What to do
Restate exactly the lines of the entries below, beginning with the first and ending with the line that holds "from bokeh.resources import INLINE". Pictures are not copied.

Record extracts
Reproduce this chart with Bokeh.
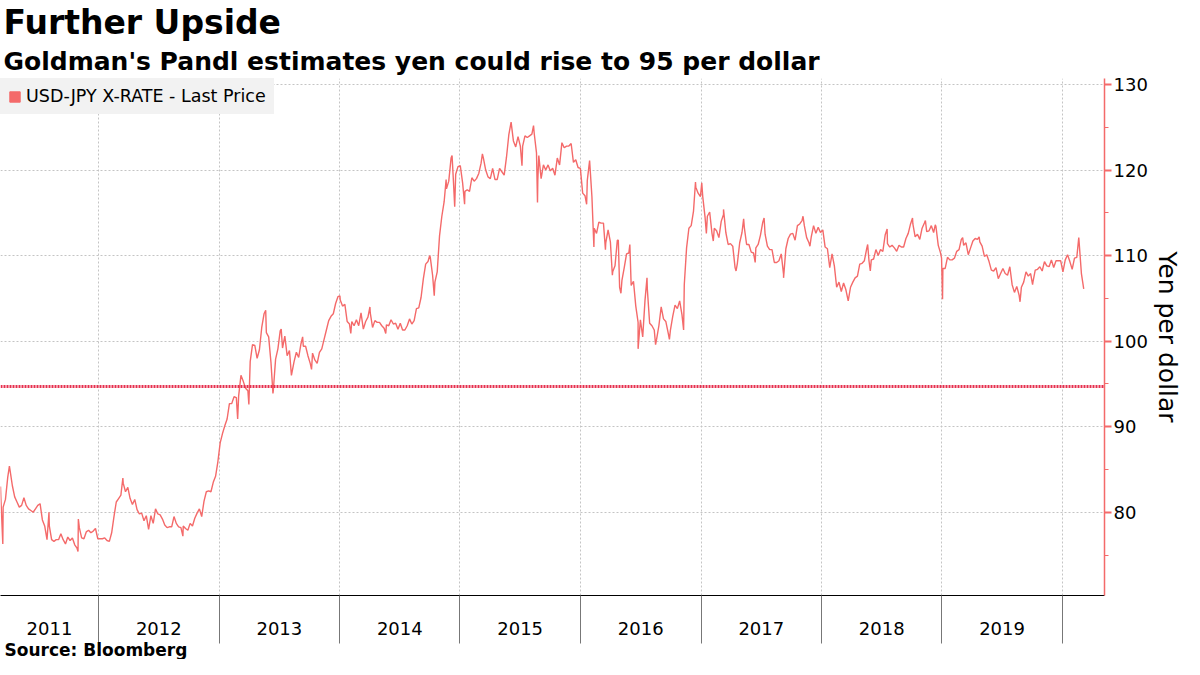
import pandas as pd
from bokeh.plotting import figure
from bokeh.models import (ColumnDataSource, FixedTicker, Legend, LegendItem,
                          Range1d, Span, Title)
from bokeh.embed import file_html
from bokeh.resources import INLINE

# USD-JPY weekly (Friday) closes
usdjpy_2011 = [81.8, 80.6, 81.5, 84.1, 84.9, 83.1, 81.8, 81.2, 80.6, 80.8,
               81.7, 80.8, 80.4, 80.2, 80.0, 80.4, 80.8, 81.0, 79.1, 78.4,
               76.8, 78.4, 76.8, 76.6, 76.8, 76.8, 77.5, 76.8, 76.3, 77.1,
               76.7, 77.0, 76.2, 75.8, 78.2, 77.0, 76.9, 77.7, 77.9, 77.6,
               77.8, 78.1, 76.9]
usdjpy_2012 = [76.9, 76.9, 77.0, 76.7, 76.6, 77.6, 79.5, 81.2, 81.6, 82.0,
               83.4, 82.4, 82.9, 81.6, 80.9, 81.5, 80.3, 79.8, 79.9, 79.0,
               79.6, 78.0, 79.6, 78.7, 80.4, 79.8, 79.7, 79.2, 78.5, 78.2,
               78.3, 78.3, 79.5, 78.7, 78.3, 78.2, 78.4, 78.1, 77.9, 78.7,
               78.4, 79.3, 79.9, 80.4, 79.5, 81.3, 82.4, 82.5, 82.4, 83.5,
               84.2, 85.9]
usdjpy_2013 = [88.1, 89.2, 90.1, 90.9, 92.7, 92.7, 93.5, 93.4, 93.6, 96.0,
               95.3, 94.5, 94.2, 97.6, 99.6, 99.5, 98.0, 99.0, 101.6, 103.2,
               101.0, 100.5, 97.5, 94.2, 97.9, 99.1, 101.2, 99.2, 100.6, 98.3,
               98.9, 96.2, 97.6, 98.7, 98.1, 99.7, 99.4, 99.4, 98.3, 97.4,
               98.6, 97.8, 97.4, 98.7, 99.1, 100.2, 101.3, 102.4, 102.9, 103.2,
               104.4, 105.2]
usdjpy_2014 = [104.8, 104.1, 104.3, 102.3, 102.0, 102.3, 101.8, 102.5, 101.8, 103.3,
               101.4, 102.3, 102.8, 103.3, 101.6, 102.4, 102.2, 102.2, 101.8, 101.5,
               101.9, 101.8, 102.5, 102.0, 102.1, 101.4, 102.1, 101.3, 101.3, 101.8,
               102.6, 102.0, 102.4, 103.8, 103.9, 105.1, 107.3, 109.0, 109.3, 109.8,
               107.7, 106.9, 108.1, 112.3, 114.6, 116.3, 117.8, 118.7, 121.4, 118.8,
               119.5, 120.4]
usdjpy_2015 = [120.5, 118.5, 117.5, 117.7, 117.5, 119.1, 118.7, 119.0, 119.6, 120.8,
               121.4, 120.0, 119.2, 119.0, 120.2, 118.9, 118.9, 120.2, 119.8, 119.4,
               121.5, 124.1, 125.6, 123.4, 122.7, 123.9, 122.8, 122.8, 124.0, 123.8,
               124.0, 124.2, 124.3, 122.0, 121.7, 119.0, 120.6, 120.0, 120.6, 119.9,
               120.2, 119.4, 121.4, 120.6, 123.2, 122.6, 122.8, 122.8, 123.1, 120.9,
               121.2, 120.3]
usdjpy_2016 = [120.2, 117.3, 117.0, 118.8, 121.1, 116.9, 113.2, 112.6, 113.9, 113.8,
               113.8, 111.5, 113.0, 111.6, 108.1, 108.8, 111.8, 106.3, 107.1, 108.6,
               110.2, 110.3, 106.5, 107.0, 104.1, 102.2, 102.5, 100.5, 104.8, 106.1,
               102.1, 101.8, 101.3, 100.2, 101.8, 104.0, 102.6, 102.3, 101.0, 101.3,
               102.9, 104.2, 103.8, 104.7, 103.1, 106.6, 110.9, 113.2, 113.5, 115.2,
               118.0, 117.3, 116.9]
usdjpy_2017 = [116.9, 114.5, 114.6, 115.1, 112.6, 113.2, 112.9, 112.1, 114.0, 114.8,
               112.7, 111.3, 111.4, 111.1, 108.6, 109.1, 111.5, 112.7, 113.3, 111.3,
               111.3, 110.4, 110.3, 110.9, 111.3, 112.4, 113.9, 112.5, 111.1, 110.7,
               110.7, 109.2, 109.2, 109.4, 110.2, 107.8, 110.8, 112.0, 112.5, 112.6,
               111.8, 113.5, 113.7, 114.1, 113.5, 112.1, 111.5, 112.2, 113.5, 112.6,
               113.3, 112.7]
usdjpy_2018 = [113.0, 111.0, 110.8, 108.6, 110.2, 108.8, 106.3, 106.9, 105.8, 106.8,
               106.0, 104.7, 106.3, 106.9, 107.4, 107.6, 109.0, 109.1, 109.4, 110.8,
               109.4, 109.5, 109.6, 110.7, 110.0, 110.7, 110.5, 112.4, 111.4, 111.0,
               111.2, 110.9, 110.5, 111.2, 111.0, 111.0, 112.0, 112.6, 113.7, 113.7,
               112.2, 112.5, 111.9, 113.2, 113.8, 112.8, 112.9, 113.5, 112.7, 113.4,
               111.2, 110.3]
usdjpy_2019 = [108.5, 108.5, 109.8, 109.5, 109.5, 109.7, 110.5, 110.7, 111.9, 111.2,
               111.5, 110.1, 110.9, 111.7, 112.0, 111.9, 111.6, 111.1, 109.9, 110.1,
               109.3, 108.3, 108.2, 108.6, 107.3, 107.9, 108.5, 107.9, 107.7, 108.7,
               106.6, 105.7, 106.4, 105.4, 106.3, 106.9, 108.1, 107.6, 107.9, 106.9,
               108.3, 108.4, 108.7, 108.2, 109.3, 108.8, 108.7, 109.5, 108.6, 109.4,
               109.4, 109.4]
usdjpy_2020 = [108.1, 109.5, 110.1, 109.3, 108.4, 109.7, 109.8, 111.6, 107.9, 106.1]

# first Friday of each block of weekly closes
week_starts = ["2011-03-11", "2012-01-06", "2013-01-04", "2014-01-03", "2015-01-02",
               "2016-01-01", "2017-01-06", "2018-01-05", "2019-01-04", "2020-01-03"]

# intraday extremes visible as spikes on the chart
spike_dates = ["2011-03-10", "2011-03-17", "2011-04-06", "2011-08-04", "2011-10-31",
               "2011-11-01", "2012-03-15", "2012-09-13", "2013-02-26", "2013-04-01",
               "2013-05-22", "2013-06-13", "2013-07-08", "2013-08-08", "2013-09-11",
               "2013-10-08", "2014-01-02", "2014-02-04", "2014-04-03", "2014-05-21",
               "2014-10-01", "2014-10-15", "2014-11-20", "2014-12-08", "2014-12-16",
               "2015-01-15", "2015-03-10", "2015-07-08", "2015-08-12", "2015-08-24",
               "2015-08-25", "2016-01-20", "2016-02-11", "2016-03-17", "2016-04-07",
               "2016-04-25", "2016-05-03", "2016-05-30", "2016-06-24", "2016-07-21",
               "2016-08-16", "2016-09-27", "2016-11-09", "2016-12-15", "2017-01-03",
               "2017-01-17", "2017-02-07", "2017-03-10", "2017-04-17", "2017-05-10",
               "2017-06-14", "2017-07-11", "2017-09-08", "2017-11-06", "2017-11-27",
               "2018-05-21", "2018-05-29", "2018-07-19", "2018-10-04", "2018-11-12",
               "2018-12-12", "2018-12-31", "2019-01-03", "2019-03-05", "2019-04-24",
               "2019-08-26", "2019-10-03", "2020-02-20"]
spike_values = [83.0, 76.3, 85.4, 80.0, 75.4,
                79.2, 84.0, 77.2, 90.9, 92.6,
                103.6, 93.9, 101.4, 96.0, 100.5,
                96.7, 105.3, 100.9, 104.0, 100.9,
                110.0, 105.3, 118.9, 121.7, 115.7,
                116.0, 121.9, 120.5, 125.2, 116.2,
                118.8, 116.0, 111.0, 110.7, 107.7,
                111.8, 105.6, 111.3, 99.1, 107.4,
                99.6, 100.2, 101.3, 118.6, 118.5,
                112.6, 111.7, 115.4, 108.2, 114.3,
                109.2, 114.4, 107.4, 114.6, 111.1,
                111.3, 108.2, 113.1, 114.4, 114.1,
                113.6, 109.7, 104.9, 112.1, 112.2,
                104.6, 106.6, 112.1]

year_labels = ["2011", "2012", "2013", "2014", "2015", "2016", "2017", "2018", "2019"]
y_ticks = [80, 90, 100, 110, 120, 130]
y_minor = [75, 85, 95, 105, 115, 125]
target_level = 94.7

weekly_blocks = [usdjpy_2011, usdjpy_2012, usdjpy_2013, usdjpy_2014, usdjpy_2015,
                 usdjpy_2016, usdjpy_2017, usdjpy_2018, usdjpy_2019, usdjpy_2020]

parts = []
for start, vals in zip(week_starts, weekly_blocks):
    d = pd.date_range(start, periods=len(vals), freq="W-FRI")
    parts.append(pd.DataFrame({"date": d, "rate": vals}))
parts.append(pd.DataFrame({"date": pd.to_datetime(spike_dates), "rate": spike_values}))
df = pd.concat(parts).sort_values("date", kind="stable").reset_index(drop=True)
source = ColumnDataSource(df)


def ms(s):
    return float(pd.Timestamp(s).value // 10**6)


x_start = ms("2011-03-10")
x_end = ms("2020-05-08")

year_bounds = [ms(f"{y}-01-01") for y in range(2012, 2021)]
label_pos = []
for lbl in year_labels:
    lo = max(ms(f"{lbl}-01-01"), x_start)
    hi = ms(f"{int(lbl) + 1}-01-01")
    label_pos.append((lo + hi) / 2)

LINE = "#f46a6a"
FONT = "DejaVu Sans"

p = figure(width=1184, height=659, x_axis_type="datetime", y_axis_location="right",
           x_range=Range1d(x_start, x_end), y_range=Range1d(70.27, 130.7),
           output_backend="svg", toolbar_location=None,
           min_border_left=0, min_border_right=0, min_border_top=0, min_border_bottom=0)
p.outline_line_color = None

sub = Title(text="Goldman's Pandl estimates yen could rise to 95 per dollar",
            text_font=FONT, text_font_size="25px", text_font_style="bold",
            text_color="black", align="left", offset=3, standoff=6)
p.add_layout(sub, "above")
ttl = Title(text="Further Upside", text_font=FONT, text_font_size="33px",
            text_font_style="bold", text_color="black", align="left", offset=3,
            standoff=0)
p.add_layout(ttl, "above")
src = Title(text="Source:  Bloomberg", text_font=FONT, text_font_size="17px",
            text_font_style="bold", text_color="black", align="left", offset=4,
            standoff=0)
p.add_layout(src, "below")

line = p.line("date", "rate", source=source, line_color=LINE, line_width=1.4)
# hidden twin of the series, only used for the square swatch in the legend
proxy = p.vbar(x="date", top="rate", width=1, source=source,
               fill_color=LINE, line_color=LINE, visible=False)

p.add_layout(Span(location=target_level, dimension="width", line_color="#e6304f",
                  line_width=3, line_dash="2 1"))

# x axis: year boundaries as long minor ticks, labels centred between them
p.xaxis.ticker = FixedTicker(ticks=label_pos, minor_ticks=year_bounds)
p.xaxis.major_label_overrides = {pos: lbl for pos, lbl in zip(label_pos, year_labels)}
p.xaxis.major_tick_out = 0
p.xaxis.major_tick_in = 0
p.xaxis.minor_tick_out = 48
p.xaxis.minor_tick_in = 0
p.xaxis.minor_tick_line_color = "#777777"
p.xaxis.axis_line_color = "black"
p.xaxis.major_label_standoff = -22
p.xaxis.major_label_text_font = FONT
p.xaxis.major_label_text_font_size = "18px"
p.xaxis.major_label_text_color = "black"

p.yaxis.ticker = FixedTicker(ticks=y_ticks, minor_ticks=y_minor)
p.yaxis.axis_line_color = LINE
p.yaxis.axis_line_width = 1.5
p.yaxis.major_tick_line_color = LINE
p.yaxis.major_tick_line_width = 2
p.yaxis.major_tick_out = 7
p.yaxis.major_tick_in = 0
p.yaxis.minor_tick_line_color = LINE
p.yaxis.minor_tick_out = 4
p.yaxis.minor_tick_in = 0
p.yaxis.major_label_standoff = 2
p.yaxis.major_label_text_font = FONT
p.yaxis.major_label_text_font_size = "18px"
p.yaxis.major_label_text_color = "black"
p.yaxis.axis_label = "Yen per dollar"
p.yaxis.axis_label_text_font = FONT
p.yaxis.axis_label_text_font_size = "25px"
p.yaxis.axis_label_text_font_style = "normal"
p.yaxis.axis_label_text_color = "black"
p.yaxis.axis_label_standoff = 2

p.xgrid.ticker = FixedTicker(ticks=year_bounds)
for g in (p.xgrid, p.ygrid):
    g.grid_line_color = "#c4c4c4"
    g.grid_line_dash = "2 2"

legend = Legend(items=[LegendItem(label="USD-JPY X-RATE - Last Price", renderers=[proxy])],
                location="top_left", margin=0, padding=8, spacing=0,
                background_fill_color="#f2f2f2", background_fill_alpha=1,
                border_line_alpha=0, glyph_width=13, glyph_height=13,
                inactive_fill_alpha=0, label_standoff=5, label_text_font=FONT,
                label_text_font_size="17.5px", label_text_color="black")
p.add_layout(legend)

open("out.html", "w").write(file_html(p, INLINE))
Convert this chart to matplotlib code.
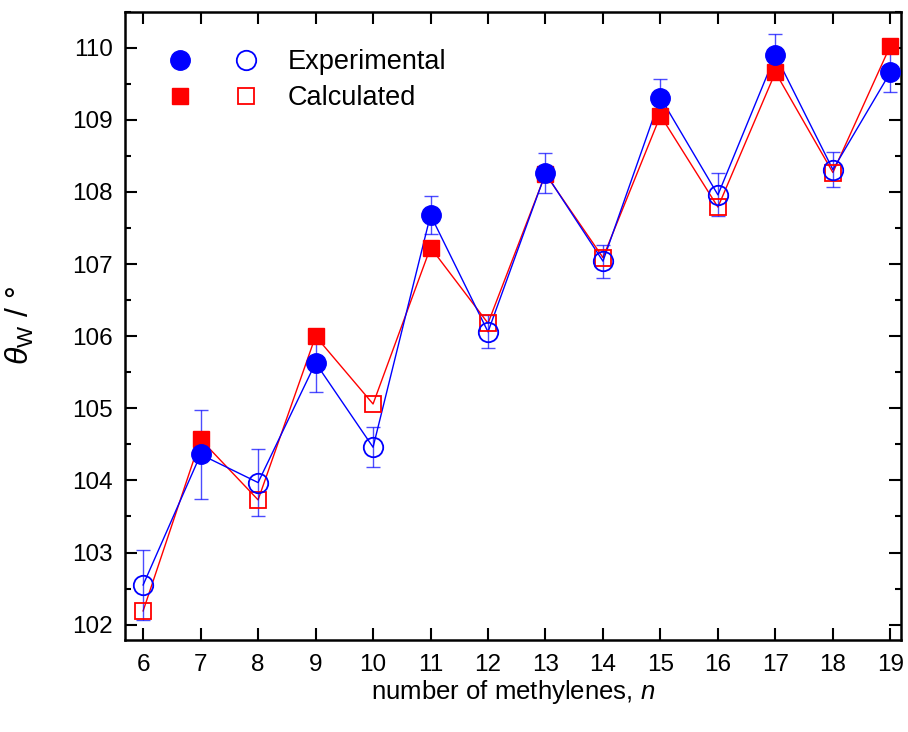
import matplotlib
matplotlib.use("Agg")
import matplotlib.pyplot as plt
from matplotlib.lines import Line2D
from matplotlib.legend_handler import HandlerTuple
import numpy as np

plt.rcParams['font.family'] = ['Liberation Sans', 'DejaVu Sans']
plt.rcParams['mathtext.fontset'] = 'custom'
plt.rcParams['mathtext.it'] = 'Liberation Sans:italic'
plt.rcParams['mathtext.rm'] = 'Liberation Sans'

# number of methylenes
n = np.array([6, 7, 8, 9, 10, 11, 12, 13, 14, 15, 16, 17, 18, 19])
# experimental contact angle and error
exp_theta = np.array([102.55, 104.36, 103.97, 105.63, 104.46, 107.68, 106.06,
                      108.26, 107.04, 109.31, 107.96, 109.90, 108.31, 109.66])
exp_err = np.array([0.49, 0.62, 0.46, 0.40, 0.28, 0.26, 0.23,
                    0.28, 0.23, 0.26, 0.30, 0.29, 0.24, 0.27])
# calculated contact angle
calc_theta = np.array([102.19, 104.57, 103.73, 106.00, 105.06, 107.23, 106.18,
                       108.25, 107.09, 109.06, 107.79, 109.66, 108.27, 110.03])

blue = '#0000ff'
red = '#ff0000'

fig = plt.figure(figsize=(9.08, 7.32), dpi=100)
ax = fig.add_axes([0.138, 0.126, 0.854, 0.858])

odd = n % 2 == 1
even = ~odd

# connecting lines
ax.plot(n, calc_theta, color=red, lw=1.0, zorder=2)
ax.plot(n, exp_theta, color=blue, lw=1.0, zorder=2)

# error bars
ax.errorbar(n, exp_theta, yerr=exp_err, fmt='none', ecolor=blue, alpha=0.7,
            elinewidth=1.0, capsize=4.7, capthick=1.0, zorder=3)

# calculated points
ax.plot(n[odd], calc_theta[odd], 's', ms=12, color=red, mec=red, zorder=4)
ax.plot(n[even], calc_theta[even], 's', ms=12, mfc='none', mec=red, mew=1.3, zorder=4)

# experimental points
ax.plot(n[odd], exp_theta[odd], 'o', ms=14, color=blue, mec=blue, zorder=5)
ax.plot(n[even], exp_theta[even], 'o', ms=14, mfc='none', mec=blue, mew=1.3, zorder=5)

ax.set_xlim(5.69, 19.18)
ax.set_ylim(101.79, 110.5)
ax.set_xticks(n)
ax.set_yticks(np.arange(102, 111, 1))
ax.set_yticks(np.arange(102, 110.6, 0.5), minor=True)

ax.tick_params(which='both', direction='in', top=True, right=True, labelsize=17.5, width=1.5)
ax.tick_params(which='major', length=8.5)
ax.tick_params(which='minor', length=4.3)
ax.tick_params(axis='x', pad=10)
ax.tick_params(axis='y', pad=9)
for s in ax.spines.values():
    s.set_linewidth(1.8)

ax.set_xlabel(r'number of methylenes, $n$', fontsize=18.5, labelpad=2)
ax.set_ylabel(r'$\theta_{\mathrm{W}}$ / °', fontsize=23, labelpad=26)

h_exp = (Line2D([], [], ls='none', marker='o', ms=14, color=blue),
         Line2D([], [], ls='none', marker='o', ms=14, mfc='none', mec=blue, mew=1.3))
h_calc = (Line2D([], [], ls='none', marker='s', ms=12, color=red),
          Line2D([], [], ls='none', marker='s', ms=12, mfc='none', mec=red, mew=1.3))
ax.legend([h_exp, h_calc], ['Experimental', 'Calculated'],
          handler_map={tuple: HandlerTuple(ndivide=None, pad=0.52)},
          loc='upper left', bbox_to_anchor=(0.037, 0.940), frameon=False,
          borderaxespad=0, borderpad=0,
          fontsize=19.5, handlelength=4.35, handletextpad=0.6, labelspacing=0.37)

fig.savefig('out.png', dpi=100)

Full response
Reproduce this chart with Bokeh.
import pandas as pd
from bokeh.plotting import figure
from bokeh.models import (ColumnDataSource, FixedTicker, Legend, LegendItem,
                          Range1d, Span, Title)
from bokeh.embed import file_html
from bokeh.resources import INLINE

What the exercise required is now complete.